What you will do. Retype, exactly as they stand, the lines from the start of the data to the line that contains "0.598, 0.622, 0.634, 0.673, 0.684, 0.711, 0.729, 0.747, 0.757]", both ends included. Leave the pictures out.

════

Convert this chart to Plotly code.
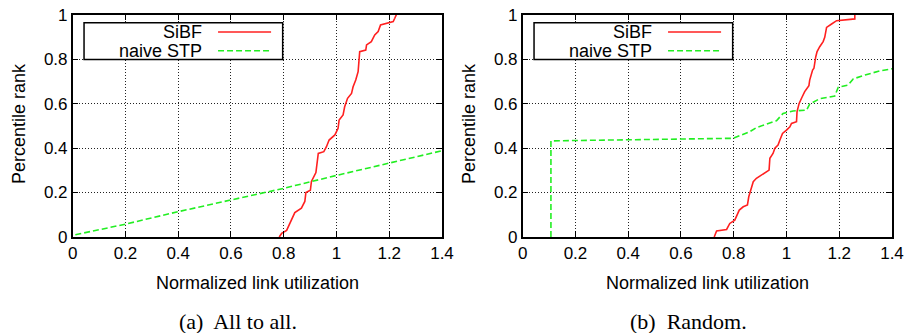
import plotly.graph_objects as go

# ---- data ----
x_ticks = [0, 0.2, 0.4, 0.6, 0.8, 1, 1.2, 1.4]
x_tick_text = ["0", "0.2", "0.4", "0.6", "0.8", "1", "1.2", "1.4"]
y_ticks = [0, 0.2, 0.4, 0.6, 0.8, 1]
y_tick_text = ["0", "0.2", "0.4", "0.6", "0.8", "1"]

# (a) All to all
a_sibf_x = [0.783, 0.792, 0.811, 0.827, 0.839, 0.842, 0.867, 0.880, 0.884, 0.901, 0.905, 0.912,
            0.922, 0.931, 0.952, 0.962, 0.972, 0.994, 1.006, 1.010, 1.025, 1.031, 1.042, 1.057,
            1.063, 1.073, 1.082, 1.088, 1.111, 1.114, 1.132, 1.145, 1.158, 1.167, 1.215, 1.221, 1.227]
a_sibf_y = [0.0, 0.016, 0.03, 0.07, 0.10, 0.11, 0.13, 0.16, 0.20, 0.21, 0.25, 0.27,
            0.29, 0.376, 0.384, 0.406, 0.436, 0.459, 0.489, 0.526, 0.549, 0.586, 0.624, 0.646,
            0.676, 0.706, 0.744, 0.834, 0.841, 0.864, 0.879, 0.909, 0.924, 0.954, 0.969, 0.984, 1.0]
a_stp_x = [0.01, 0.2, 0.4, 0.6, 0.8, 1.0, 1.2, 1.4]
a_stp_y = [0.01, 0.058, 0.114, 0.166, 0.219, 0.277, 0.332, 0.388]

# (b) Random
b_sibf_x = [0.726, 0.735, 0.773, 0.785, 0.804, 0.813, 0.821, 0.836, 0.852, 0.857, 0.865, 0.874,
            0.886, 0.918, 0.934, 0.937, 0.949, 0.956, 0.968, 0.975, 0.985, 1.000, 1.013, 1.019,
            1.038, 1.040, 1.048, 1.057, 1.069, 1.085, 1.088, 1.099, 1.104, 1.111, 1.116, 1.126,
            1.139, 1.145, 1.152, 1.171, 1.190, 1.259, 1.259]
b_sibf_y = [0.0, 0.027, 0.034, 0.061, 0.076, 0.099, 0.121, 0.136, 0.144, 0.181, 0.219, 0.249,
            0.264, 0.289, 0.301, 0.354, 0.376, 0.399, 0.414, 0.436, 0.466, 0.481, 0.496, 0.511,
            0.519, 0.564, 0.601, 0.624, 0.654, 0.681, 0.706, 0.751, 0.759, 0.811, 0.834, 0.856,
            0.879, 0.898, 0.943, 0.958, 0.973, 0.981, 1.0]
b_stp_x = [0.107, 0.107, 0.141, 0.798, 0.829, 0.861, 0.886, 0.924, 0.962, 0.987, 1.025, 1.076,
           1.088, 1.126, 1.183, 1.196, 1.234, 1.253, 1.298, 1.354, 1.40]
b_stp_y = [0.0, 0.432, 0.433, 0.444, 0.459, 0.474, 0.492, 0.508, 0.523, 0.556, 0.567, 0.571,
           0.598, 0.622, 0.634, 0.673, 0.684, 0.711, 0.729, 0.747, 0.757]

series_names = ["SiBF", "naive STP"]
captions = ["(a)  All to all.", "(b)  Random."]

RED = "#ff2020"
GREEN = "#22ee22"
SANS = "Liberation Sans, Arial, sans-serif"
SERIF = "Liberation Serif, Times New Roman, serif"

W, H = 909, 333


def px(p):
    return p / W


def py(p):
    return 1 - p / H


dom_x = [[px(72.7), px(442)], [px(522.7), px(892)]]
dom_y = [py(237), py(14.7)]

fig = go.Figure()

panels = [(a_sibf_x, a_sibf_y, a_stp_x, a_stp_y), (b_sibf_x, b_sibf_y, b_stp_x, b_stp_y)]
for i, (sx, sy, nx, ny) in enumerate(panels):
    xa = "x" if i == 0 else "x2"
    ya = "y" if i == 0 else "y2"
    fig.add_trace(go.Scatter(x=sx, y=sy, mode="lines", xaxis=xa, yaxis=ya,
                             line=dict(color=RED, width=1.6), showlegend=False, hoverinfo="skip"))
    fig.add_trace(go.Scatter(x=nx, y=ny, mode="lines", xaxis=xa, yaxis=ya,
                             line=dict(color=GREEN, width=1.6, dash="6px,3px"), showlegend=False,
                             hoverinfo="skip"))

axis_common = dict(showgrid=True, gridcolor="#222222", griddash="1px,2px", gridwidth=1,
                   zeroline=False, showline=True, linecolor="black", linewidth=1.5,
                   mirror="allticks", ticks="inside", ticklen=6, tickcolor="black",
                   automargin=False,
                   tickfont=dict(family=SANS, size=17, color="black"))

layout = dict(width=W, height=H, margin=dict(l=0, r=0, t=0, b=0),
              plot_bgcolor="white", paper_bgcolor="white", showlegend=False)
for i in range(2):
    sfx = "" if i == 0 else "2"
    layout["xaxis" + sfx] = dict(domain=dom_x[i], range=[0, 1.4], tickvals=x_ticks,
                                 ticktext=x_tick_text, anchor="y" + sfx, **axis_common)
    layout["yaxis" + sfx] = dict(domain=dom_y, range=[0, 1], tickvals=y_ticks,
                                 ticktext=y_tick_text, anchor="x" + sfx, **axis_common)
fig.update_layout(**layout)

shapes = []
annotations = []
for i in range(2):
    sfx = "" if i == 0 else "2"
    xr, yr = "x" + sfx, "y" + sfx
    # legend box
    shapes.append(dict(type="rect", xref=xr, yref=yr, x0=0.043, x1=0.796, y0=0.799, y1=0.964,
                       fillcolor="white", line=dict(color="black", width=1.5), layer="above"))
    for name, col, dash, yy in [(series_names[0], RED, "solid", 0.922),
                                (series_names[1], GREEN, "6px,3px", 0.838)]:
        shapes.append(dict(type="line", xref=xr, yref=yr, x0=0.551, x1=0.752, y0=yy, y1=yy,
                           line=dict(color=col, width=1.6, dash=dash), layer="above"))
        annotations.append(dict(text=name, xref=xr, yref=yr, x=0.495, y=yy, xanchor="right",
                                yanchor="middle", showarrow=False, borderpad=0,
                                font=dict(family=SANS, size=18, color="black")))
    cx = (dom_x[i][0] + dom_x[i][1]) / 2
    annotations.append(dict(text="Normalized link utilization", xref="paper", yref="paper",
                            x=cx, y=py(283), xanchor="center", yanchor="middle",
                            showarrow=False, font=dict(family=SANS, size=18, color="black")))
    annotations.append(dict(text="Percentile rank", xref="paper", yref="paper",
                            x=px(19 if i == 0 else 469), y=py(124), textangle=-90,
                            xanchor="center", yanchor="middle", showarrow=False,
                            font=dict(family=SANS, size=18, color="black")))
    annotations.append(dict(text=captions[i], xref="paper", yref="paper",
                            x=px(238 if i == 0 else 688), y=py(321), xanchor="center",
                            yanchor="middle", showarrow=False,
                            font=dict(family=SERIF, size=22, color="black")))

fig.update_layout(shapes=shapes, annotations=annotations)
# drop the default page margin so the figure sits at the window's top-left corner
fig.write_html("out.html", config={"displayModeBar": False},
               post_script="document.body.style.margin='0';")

════

Response to this exercise.
Convert this chart to Plotly code.
import plotly.graph_objects as go

# ---- data ----
x_ticks = [0, 0.2, 0.4, 0.6, 0.8, 1, 1.2, 1.4]
x_tick_text = ["0", "0.2", "0.4", "0.6", "0.8", "1", "1.2", "1.4"]
y_ticks = [0, 0.2, 0.4, 0.6, 0.8, 1]
y_tick_text = ["0", "0.2", "0.4", "0.6", "0.8", "1"]

# (a) All to all
a_sibf_x = [0.783, 0.792, 0.811, 0.827, 0.839, 0.842, 0.867, 0.880, 0.884, 0.901, 0.905, 0.912,
            0.922, 0.931, 0.952, 0.962, 0.972, 0.994, 1.006, 1.010, 1.025, 1.031, 1.042, 1.057,
            1.063, 1.073, 1.082, 1.088, 1.111, 1.114, 1.132, 1.145, 1.158, 1.167, 1.215, 1.221, 1.227]
a_sibf_y = [0.0, 0.016, 0.03, 0.07, 0.10, 0.11, 0.13, 0.16, 0.20, 0.21, 0.25, 0.27,
            0.29, 0.376, 0.384, 0.406, 0.436, 0.459, 0.489, 0.526, 0.549, 0.586, 0.624, 0.646,
            0.676, 0.706, 0.744, 0.834, 0.841, 0.864, 0.879, 0.909, 0.924, 0.954, 0.969, 0.984, 1.0]
a_stp_x = [0.01, 0.2, 0.4, 0.6, 0.8, 1.0, 1.2, 1.4]
a_stp_y = [0.01, 0.058, 0.114, 0.166, 0.219, 0.277, 0.332, 0.388]

# (b) Random
b_sibf_x = [0.726, 0.735, 0.773, 0.785, 0.804, 0.813, 0.821, 0.836, 0.852, 0.857, 0.865, 0.874,
            0.886, 0.918, 0.934, 0.937, 0.949, 0.956, 0.968, 0.975, 0.985, 1.000, 1.013, 1.019,
            1.038, 1.040, 1.048, 1.057, 1.069, 1.085, 1.088, 1.099, 1.104, 1.111, 1.116, 1.126,
            1.139, 1.145, 1.152, 1.171, 1.190, 1.259, 1.259]
b_sibf_y = [0.0, 0.027, 0.034, 0.061, 0.076, 0.099, 0.121, 0.136, 0.144, 0.181, 0.219, 0.249,
            0.264, 0.289, 0.301, 0.354, 0.376, 0.399, 0.414, 0.436, 0.466, 0.481, 0.496, 0.511,
            0.519, 0.564, 0.601, 0.624, 0.654, 0.681, 0.706, 0.751, 0.759, 0.811, 0.834, 0.856,
            0.879, 0.898, 0.943, 0.958, 0.973, 0.981, 1.0]
b_stp_x = [0.107, 0.107, 0.141, 0.798, 0.829, 0.861, 0.886, 0.924, 0.962, 0.987, 1.025, 1.076,
           1.088, 1.126, 1.183, 1.196, 1.234, 1.253, 1.298, 1.354, 1.40]
b_stp_y = [0.0, 0.432, 0.433, 0.444, 0.459, 0.474, 0.492, 0.508, 0.523, 0.556, 0.567, 0.571,
           0.598, 0.622, 0.634, 0.673, 0.684, 0.711, 0.729, 0.747, 0.757]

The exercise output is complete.